What you are asked to do.
Reproduce the lines of the material exactly, excluding every image.

Data segment.
══════════════════════════════

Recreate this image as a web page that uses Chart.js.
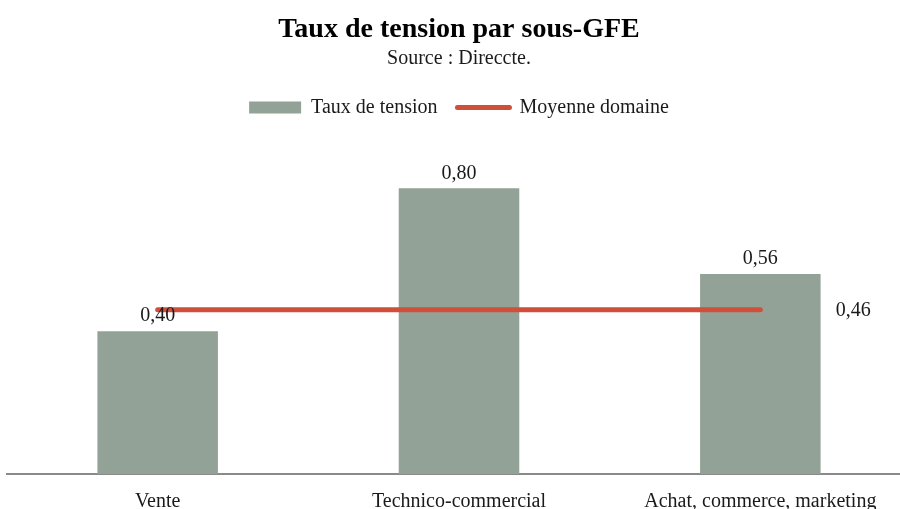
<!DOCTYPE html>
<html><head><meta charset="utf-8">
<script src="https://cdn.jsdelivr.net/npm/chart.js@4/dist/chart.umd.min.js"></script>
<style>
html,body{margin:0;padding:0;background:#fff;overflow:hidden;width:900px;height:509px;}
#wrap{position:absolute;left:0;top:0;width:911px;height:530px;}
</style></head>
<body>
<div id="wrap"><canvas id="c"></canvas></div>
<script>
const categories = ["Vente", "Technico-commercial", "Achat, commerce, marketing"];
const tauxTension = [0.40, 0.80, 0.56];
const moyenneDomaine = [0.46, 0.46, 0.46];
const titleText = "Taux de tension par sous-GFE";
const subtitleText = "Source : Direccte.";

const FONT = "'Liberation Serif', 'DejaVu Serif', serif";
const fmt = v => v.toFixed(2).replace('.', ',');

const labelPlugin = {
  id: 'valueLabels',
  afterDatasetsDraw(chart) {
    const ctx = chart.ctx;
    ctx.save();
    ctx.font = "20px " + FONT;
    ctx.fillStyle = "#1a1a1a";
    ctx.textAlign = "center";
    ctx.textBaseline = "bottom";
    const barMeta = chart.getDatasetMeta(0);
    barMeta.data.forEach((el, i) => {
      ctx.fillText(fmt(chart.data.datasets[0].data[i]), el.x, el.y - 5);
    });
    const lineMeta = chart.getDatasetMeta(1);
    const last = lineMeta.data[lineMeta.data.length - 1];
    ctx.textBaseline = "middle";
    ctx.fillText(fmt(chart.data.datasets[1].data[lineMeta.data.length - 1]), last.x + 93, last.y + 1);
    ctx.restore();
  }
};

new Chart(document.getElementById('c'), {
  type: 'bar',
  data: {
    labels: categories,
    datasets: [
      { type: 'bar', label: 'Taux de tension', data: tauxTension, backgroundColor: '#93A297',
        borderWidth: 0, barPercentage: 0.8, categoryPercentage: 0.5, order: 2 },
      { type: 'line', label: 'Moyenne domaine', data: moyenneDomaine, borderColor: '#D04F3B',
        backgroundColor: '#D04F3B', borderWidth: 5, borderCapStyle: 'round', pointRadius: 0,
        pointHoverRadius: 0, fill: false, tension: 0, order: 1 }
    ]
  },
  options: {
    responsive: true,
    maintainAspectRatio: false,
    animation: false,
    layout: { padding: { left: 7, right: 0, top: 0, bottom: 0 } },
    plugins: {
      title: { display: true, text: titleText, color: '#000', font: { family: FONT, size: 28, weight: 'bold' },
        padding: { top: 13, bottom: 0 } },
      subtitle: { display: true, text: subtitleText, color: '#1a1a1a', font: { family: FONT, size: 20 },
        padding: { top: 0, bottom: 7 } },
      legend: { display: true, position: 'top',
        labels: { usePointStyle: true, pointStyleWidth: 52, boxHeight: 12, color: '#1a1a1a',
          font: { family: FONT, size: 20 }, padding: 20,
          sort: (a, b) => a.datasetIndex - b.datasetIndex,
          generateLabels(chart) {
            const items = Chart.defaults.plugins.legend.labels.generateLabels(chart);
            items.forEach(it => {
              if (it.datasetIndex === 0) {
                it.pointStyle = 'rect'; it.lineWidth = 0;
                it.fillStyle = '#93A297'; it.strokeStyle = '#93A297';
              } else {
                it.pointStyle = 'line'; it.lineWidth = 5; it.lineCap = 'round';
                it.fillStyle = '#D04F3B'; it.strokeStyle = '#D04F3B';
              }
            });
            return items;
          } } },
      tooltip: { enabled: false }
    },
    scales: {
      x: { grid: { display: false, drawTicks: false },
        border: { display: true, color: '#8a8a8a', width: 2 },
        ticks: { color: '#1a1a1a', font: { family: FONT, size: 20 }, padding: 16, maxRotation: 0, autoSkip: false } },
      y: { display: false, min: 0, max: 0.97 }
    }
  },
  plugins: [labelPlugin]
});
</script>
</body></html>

══════════════════════════════

The response.
Recreate this image as a web page that uses Chart.js.
<!DOCTYPE html>
<html><head><meta charset="utf-8">
<script src="https://cdn.jsdelivr.net/npm/chart.js@4/dist/chart.umd.min.js"></script>
<style>
html,body{margin:0;padding:0;background:#fff;overflow:hidden;width:900px;height:509px;}
#wrap{position:absolute;left:0;top:0;width:911px;height:530px;}
</style></head>
<body>
<div id="wrap"><canvas id="c"></canvas></div>
<script>
const categories = ["Vente", "Technico-commercial", "Achat, commerce, marketing"];
const tauxTension = [0.40, 0.80, 0.56];
const moyenneDomaine = [0.46, 0.46, 0.46];
const titleText = "Taux de tension par sous-GFE";
const subtitleText = "Source : Direccte.";

const FONT = "'Liberation Serif', 'DejaVu Serif', serif";
const fmt = v => v.toFixed(2).replace('.', ',');

const labelPlugin = {
  id: 'valueLabels',
  afterDatasetsDraw(chart) {
    const ctx = chart.ctx;
    ctx.save();
    ctx.font = "20px " + FONT;
    ctx.fillStyle = "#1a1a1a";
    ctx.textAlign = "center";
    ctx.textBaseline = "bottom";
    const barMeta = chart.getDatasetMeta(0);
    barMeta.data.forEach((el, i) => {
      ctx.fillText(fmt(chart.data.datasets[0].data[i]), el.x, el.y - 5);
    });
    const lineMeta = chart.getDatasetMeta(1);
    const last = lineMeta.data[lineMeta.data.length - 1];
    ctx.textBaseline = "middle";
    ctx.fillText(fmt(chart.data.datasets[1].data[lineMeta.data.length - 1]), last.x + 93, last.y + 1);
    ctx.restore();
  }
};

new Chart(document.getElementById('c'), {
  type: 'bar',
  data: {
    labels: categories,
    datasets: [
      { type: 'bar', label: 'Taux de tension', data: tauxTension, backgroundColor: '#93A297',
        borderWidth: 0, barPercentage: 0.8, categoryPercentage: 0.5, order: 2 },
      { type: 'line', label: 'Moyenne domaine', data: moyenneDomaine, borderColor: '#D04F3B',
        backgroundColor: '#D04F3B', borderWidth: 5, borderCapStyle: 'round', pointRadius: 0,
        pointHoverRadius: 0, fill: false, tension: 0, order: 1 }
    ]
  },
  options: {
    responsive: true,
    maintainAspectRatio: false,
    animation: false,
    layout: { padding: { left: 7, right: 0, top: 0, bottom: 0 } },
    plugins: {
      title: { display: true, text: titleText, color: '#000', font: { family: FONT, size: 28, weight: 'bold' },
        padding: { top: 13, bottom: 0 } },
      subtitle: { display: true, text: subtitleText, color: '#1a1a1a', font: { family: FONT, size: 20 },
        padding: { top: 0, bottom: 7 } },
      legend: { display: true, position: 'top',
        labels: { usePointStyle: true, pointStyleWidth: 52, boxHeight: 12, color: '#1a1a1a',
          font: { family: FONT, size: 20 }, padding: 20,
          sort: (a, b) => a.datasetIndex - b.datasetIndex,
          generateLabels(chart) {
            const items = Chart.defaults.plugins.legend.labels.generateLabels(chart);
            items.forEach(it => {
              if (it.datasetIndex === 0) {
                it.pointStyle = 'rect'; it.lineWidth = 0;
                it.fillStyle = '#93A297'; it.strokeStyle = '#93A297';
              } else {
                it.pointStyle = 'line'; it.lineWidth = 5; it.lineCap = 'round';
                it.fillStyle = '#D04F3B'; it.strokeStyle = '#D04F3B';
              }
            });
            return items;
          } } },
      tooltip: { enabled: false }
    },
    scales: {
      x: { grid: { display: false, drawTicks: false },
        border: { display: true, color: '#8a8a8a', width: 2 },
        ticks: { color: '#1a1a1a', font: { family: FONT, size: 20 }, padding: 16, maxRotation: 0, autoSkip: false } },
      y: { display: false, min: 0, max: 0.97 }
    }
  },
  plugins: [labelPlugin]
});
</script>
</body></html>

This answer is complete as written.